Collina ha raccontato di come nacque il suo tifo per la Lazio che negli anni ’70 divenne per la prima volta campione d’Italia:
«Giocavo da libero quando avevo 14 anni e a quel tempo c’era un libero particolare, giocava diversamente dagli altri e soprattutto per un ragazzino dell’epoca indossava dei Ray-Ban gialli ed erano una roba meravigliosa. Il suo nome era Pino Wilson, capitano della Lazio, e andando a mare a Forte dei Marmi faceva figo dire che tifavo Lazio».

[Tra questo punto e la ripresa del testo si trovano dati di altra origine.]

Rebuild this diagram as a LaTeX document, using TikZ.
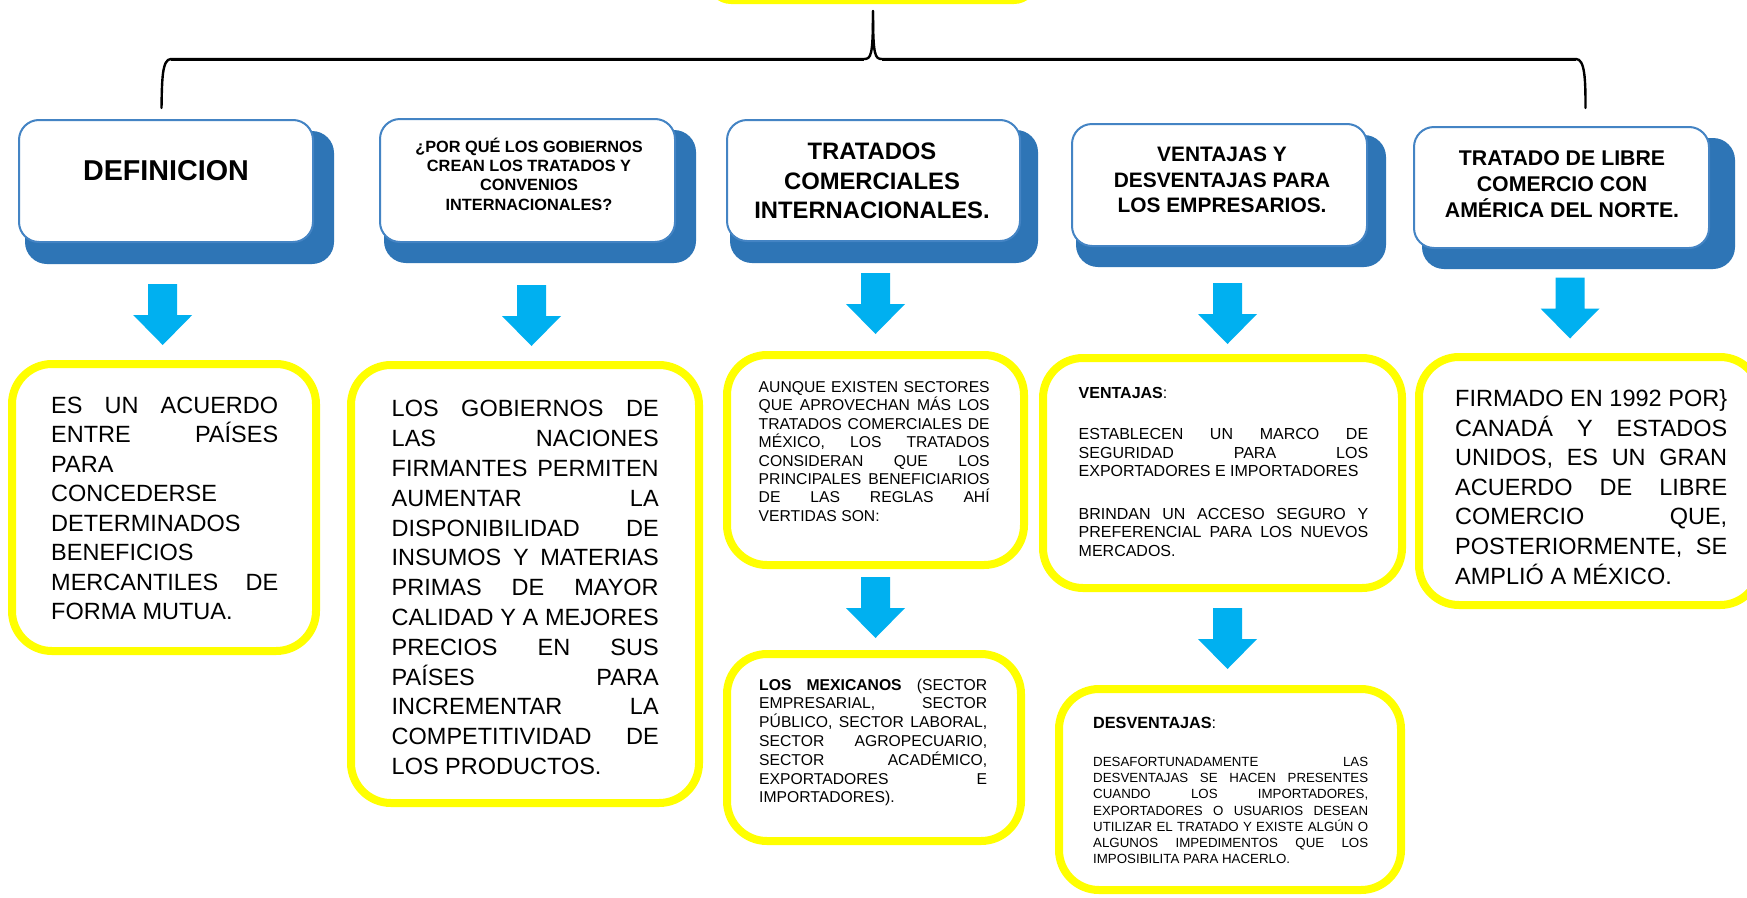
\documentclass[tikz,border=0pt]{standalone}
\usepackage{fontspec}
\setmainfont{Liberation Sans}
\definecolor{hblue}{RGB}{46,117,182}
\definecolor{hborder}{RGB}{68,132,196}
\definecolor{ylw}{RGB}{255,255,0}
\definecolor{acyan}{RGB}{0,176,240}
\hbadness=10000 \hfuzz=6pt \vbadness=10000
\newcommand\jfull[1]{\hbox to\hsize{#1}}
\newcommand\jlast[1]{\hbox to\hsize{#1\hfil}}
\newcommand\blk[4]{\vtop{\fontsize{#2}{#3}\selectfont\hsize=#1\relax\baselineskip=#3\relax\lineskiplimit=-\maxdimen #4}}
\newcommand\hd[3]{\vtop{\fontsize{#1}{#2}\selectfont\bfseries\baselineskip=#2\relax\lineskiplimit=-\maxdimen\halign{\hfil##\hfil\cr#3\crcr}}}
\newcommand\barrow[2]{\fill[acyan] (#1-14.5,#2) -- (#1+14.5,#2) -- (#1+14.5,#2+31) -- (#1+29.5,#2+31) -- (#1,#2+61) -- (#1-29.5,#2+31) -- (#1-14.5,#2+31) -- cycle;}
\begin{document}
\begin{tikzpicture}[x=1pt,y=-1pt,
  sbox/.style={fill=hblue, draw=none, rounded corners=22, inner sep=0},
  hbox/.style={draw=hborder, line width=2, fill=white, rounded corners=20, inner sep=0},
  ybox/.style={draw=ylw, line width=8, fill=white, rounded corners=40, inner sep=0},
  txt/.style={inner sep=0, anchor=base west},
  htxt/.style={inner sep=0, anchor=base},
  bracel/.style={line width=2.4, black, line cap=round}]
\useasboundingbox (0,0) rectangle (1747,897);
\clip (0,0) rectangle (1747,897);
\fill[white] (0,0) rectangle (1747,897);
% top box (cut off)
\node[ybox, rounded corners=20, minimum width=323, minimum height=80] (top) at (872.5,-40) {};
% brace
\coordinate (btop) at (873,11);
\coordinate (bl) at (161.5,108);
\coordinate (br) at (1585.5,108);
\draw[bracel] (bl) .. controls (162,80) and (162,59) .. (171,59) -- (864,59) .. controls (871,59) and (873,56) .. (btop);
\draw[bracel] (btop) .. controls (873,56) and (875,59) .. (882,59) -- (1576,59) .. controls (1585,59) and (1585.5,80) .. (br);
\draw[line width=1.2, black] (171,60.6) -- (864,60.6) (882,60.6) -- (1576,60.6);
% shadows
\node[sbox, minimum width=309, minimum height=133] (s1) at (179.5,197.5) {};
\node[sbox, minimum width=312, minimum height=133] (s2) at (540,196.5) {};
\node[sbox, minimum width=308, minimum height=133] (s3) at (884,196.5) {};
\node[sbox, minimum width=310, minimum height=132] (s4) at (1231,201) {};
\node[sbox, minimum width=313, minimum height=131] (s5) at (1578.5,203.5) {};
% header boxes
\node[hbox, minimum width=294, minimum height=122] (h1) at (166,181) {};
\node[hbox, minimum width=295, minimum height=123] (h2) at (527.5,180.5) {};
\node[hbox, minimum width=293, minimum height=121] (h3) at (873.5,180.5) {};
\node[hbox, minimum width=295, minimum height=122] (h4) at (1219.5,185) {};
\node[hbox, minimum width=295, minimum height=121] (h5) at (1561.5,187.5) {};
% header texts
\node[htxt] (h1t) at (166,180.8) {\hd{28.7pt}{34pt}{DEFINICION}};
\node[htxt] (h2t) at (529,152.3) {\hd{16.3pt}{19.3pt}{¿POR QUÉ LOS GOBIERNOS\cr CREAN LOS TRATADOS Y\cr CONVENIOS\cr INTERNACIONALES?}};
\node[htxt] (h3t) at (872,159.5) {\hd{23.8pt}{29.6pt}{TRATADOS\cr COMERCIALES\cr INTERNACIONALES.}};
\node[htxt] (h4t) at (1222,161.5) {\hd{20.9pt}{25.6pt}{VENTAJAS Y\cr DESVENTAJAS PARA\cr LOS EMPRESARIOS.}};
\node[htxt] (h5t) at (1562,165) {\hd{21.3pt}{26.2pt}{TRATADO DE LIBRE\cr COMERCIO CON\cr AMÉRICA DEL NORTE.}};
% arrows
\barrow{162.7}{284}
\barrow{531.5}{285}
\barrow{875.5}{273}
\barrow{875.5}{577}
\barrow{1227.5}{283}
\barrow{1227.5}{608}
\barrow{1570}{277.5}
% yellow boxes
\node[ybox, minimum width=304, minimum height=287] (y1) at (164,507.5) {};
\node[ybox, minimum width=348, minimum height=438] (y2) at (525,584) {};
\node[ybox, minimum width=297, minimum height=210] (y3) at (875.5,460) {};
\node[ybox, minimum width=294, minimum height=187] (y3b) at (874,747.5) {};
\node[ybox, minimum width=359, minimum height=230] (y4) at (1222.5,473) {};
\node[ybox, minimum width=342, minimum height=201] (y4b) at (1230,789.5) {};
\node[ybox, minimum width=341, minimum height=248] (y5) at (1589.5,481) {};
% texts
\node[txt] (t1) at (51,413.4) {\blk{227pt}{23.5pt}{29.5pt}{%
\jfull{ES UN ACUERDO}\jfull{ENTRE PAÍSES}\jlast{PARA}\jlast{CONCEDERSE}%
\jlast{DETERMINADOS}\jlast{BENEFICIOS}\jfull{MERCANTILES DE}\jlast{FORMA MUTUA.}}};
\node[txt] (t2) at (391.5,416.9) {\blk{267pt}{23.5pt}{29.8pt}{%
\jfull{LOS GOBIERNOS DE}\jfull{LAS NACIONES}\jfull{FIRMANTES PERMITEN}%
\jfull{AUMENTAR LA}\jfull{DISPONIBILIDAD DE}\jfull{INSUMOS Y MATERIAS}%
\jfull{PRIMAS DE MAYOR}\jfull{CALIDAD Y A MEJORES}\jfull{PRECIOS EN SUS}%
\jfull{PAÍSES PARA}\jfull{INCREMENTAR LA}\jfull{COMPETITIVIDAD DE}\jlast{LOS PRODUCTOS.}}};
\node[txt] (t3) at (758.5,392.4) {\blk{231pt}{15.7pt}{18.4pt}{%
\jfull{AUNQUE EXISTEN SECTORES}\jfull{QUE APROVECHAN MÁS LOS}%
\jfull{TRATADOS COMERCIALES DE}\jfull{MÉXICO, LOS TRATADOS}%
\jfull{CONSIDERAN QUE LOS}\jfull{PRINCIPALES BENEFICIARIOS}%
\jfull{DE LAS REGLAS AHÍ}\jlast{VERTIDAS SON:}}};
\node[txt] (t3b) at (759,690) {\blk{228pt}{15.7pt}{18.8pt}{%
\jfull{\textbf{LOS MEXICANOS} (SECTOR}\jfull{EMPRESARIAL, SECTOR}%
\jfull{PÚBLICO, SECTOR LABORAL,}\jfull{SECTOR AGROPECUARIO,}%
\jfull{SECTOR ACADÉMICO,}\jfull{EXPORTADORES E}\jlast{IMPORTADORES).}}};
\node[txt] (t4a) at (1078.5,398.5) {\blk{289.5pt}{16pt}{18.7pt}{\jlast{\textbf{VENTAJAS}:}}};
\node[txt] (t4b) at (1078.5,439.5) {\blk{289.5pt}{16pt}{18.7pt}{%
\jfull{ESTABLECEN UN MARCO DE}\jfull{SEGURIDAD PARA LOS}\jlast{EXPORTADORES E IMPORTADORES}}};
\node[txt] (t4c) at (1078.5,519) {\blk{289.5pt}{16pt}{18.7pt}{%
\jfull{BRINDAN UN ACCESO SEGURO Y}\jfull{PREFERENCIAL PARA LOS NUEVOS}\jlast{MERCADOS.}}};
\node[txt] (t4d) at (1093,728.5) {\blk{275pt}{16.2pt}{18pt}{\jlast{\textbf{DESVENTAJAS}:}}};
\node[txt] (t4e) at (1093,766.5) {\blk{275pt}{13.3pt}{16.2pt}{%
\jfull{DESAFORTUNADAMENTE LAS}\jfull{DESVENTAJAS SE HACEN PRESENTES}%
\jfull{CUANDO LOS IMPORTADORES,}\jfull{EXPORTADORES O USUARIOS DESEAN}%
\jfull{UTILIZAR EL TRATADO Y EXISTE ALGÚN O}\jfull{ALGUNOS IMPEDIMENTOS QUE LOS}%
\jlast{IMPOSIBILITA PARA HACERLO.}}};
\node[txt] (t5) at (1455,406.4) {\blk{272pt}{23.5pt}{29.6pt}{%
\jfull{FIRMADO EN 1992 POR\}}\jfull{CANADÁ Y ESTADOS}\jfull{UNIDOS, ES UN GRAN}%
\jfull{ACUERDO DE LIBRE}\jfull{COMERCIO QUE,}\jfull{POSTERIORMENTE, SE}\jlast{AMPLIÓ A MÉXICO.}}};
\end{tikzpicture}
\end{document}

Lazio che quando ha arbitrato molti anni dopo in Serie A casualmente con Collina non vinse a lungo, l’ex fischietto ha raccontato un aneddoto: «La Lazio nelle prime nove partite che ho arbitrato in Serie A non ha mai vinto. Tant’è che un dirigente mi disse: ‘si sa nell’ambiente che sei un simpatizzante, ma possibile che in nove partite nemmeno una vittoria».
Collina e il tifo per il Bologna: il ricordo dello spareggio
«Io sono nato a Bologna e la simpatia l’avevo per il Bologna. Io a Bologna ho vissuto fino al 1991, la mia vita è stata lì. Per una regola che c’era all’epoca non si poteva arbitrare la squadra della città dove risiedevi, ho arbitrato varie volte il Bologna. Una di queste partite è stato lo spareggio per non retrocedere in Serie B, io arbitrai lo spareggio di ritorno con il Parma, che vinse 2-0. E il Bologna retrocesse. Per me era una squadra rossoblu che sfidava una squadra con le righe gialle e blu. Quando sei a quel livello tutto quello che fai è per te stesso».